Est-il un homme sensé et impartial qui, en présence d’actes aussi expressifs, puisse contester qu’à moins de se mettre en état de rébellion et de félonie et de perdre la grâce et l’affection du chef suprême de la famille, aucun prince de la maison Hohenzollern ne peut accomplir d’acte politique, surtout celui si grave d’accepter une couronne, sans demander et obtenir l’autorisation du chef politique et familial, le roi de Prusse ? Il s’est cependant trouvé un historien éminent, mais trop souvent aveuglé par le parti pris systématique, Sybel, pour soutenir qu’en cas d’offre d’une couronne, les princes de Hohenzollern-Sigmaringen ne relevaient que de leur volonté et qu’ils n’avaient pas plus d’autorisation à demander au roi de Prusse que celui-ci n’avait de titre légal pour émettre une défense[1].
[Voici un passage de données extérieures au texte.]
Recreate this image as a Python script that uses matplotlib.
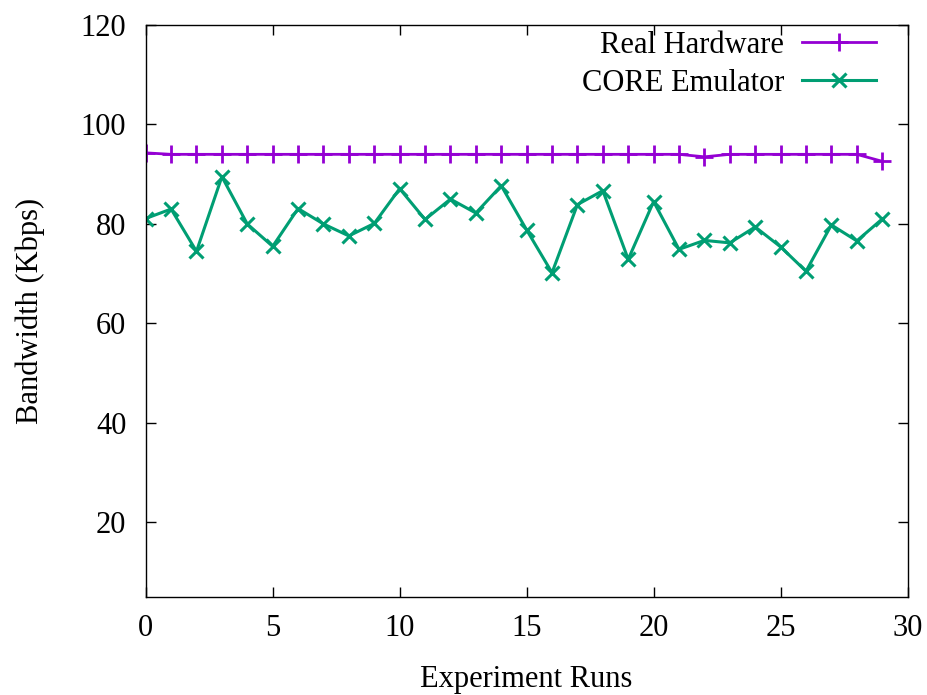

« Le Statut de 1821, dit-il, spécifie quatre cas dans lesquels doit s’exercer l’autorité du chef de famille. Or, l’acceptation d’un trône n’y est pas comprise. » Je le crois bien ; ce ne sont pas des hypothèses qu’on prévoit ; mais le cas entre par un a fortiori évident dans l’interdiction d’accepter sans autorisation un service civil ou militaire à l’étranger. Une royauté, n’est-ce pas la forme la plus complète et, si je puis dire, la plus intense, du service civil et militaire ? Un de mes amis diplomates a entendu le roi Guillaume, reprenant ses fonctions royales après une maladie, dire : « Je viens de reprendre le service. » Comment le consentement indispensable pour le moins ne le serait-il pas pour le plus ? En outre, si le Statut énumère particulièrement quelques

  1. L’analyse donnée par Sybel du Statut de famille n’est pas complètement exacte. Cet acte ne refuse pas le titre d’Altesse royale aux Hohenzollern, pas plus que le droit de succession éventuel qui avait été formellement réservé à titre de prétention par le traité de 1849. On n’y retrouve mention ni de l’un ni de l’autre de ces faits : on dit simplement que les privilèges réservés aux Hohenzollern seront primés par ceux des agnats aptes à succéder, ce qui n’avait jamais été contesté, car les Hohenzollern ne s’étaient réservé leur prétention à succéder qu’au cas d’extinction des agnats mâles de Brandebourg. Enfin, l’acte ne rattache pas l’obéissance et le respect à la qualité de chef de famille ; il dit, au contraire, que les devoirs existaient avant que le roi de Prusse eût obtenu les droits attachés à cette qualité par la transmission qui en avait été faite le 26 mars 1851.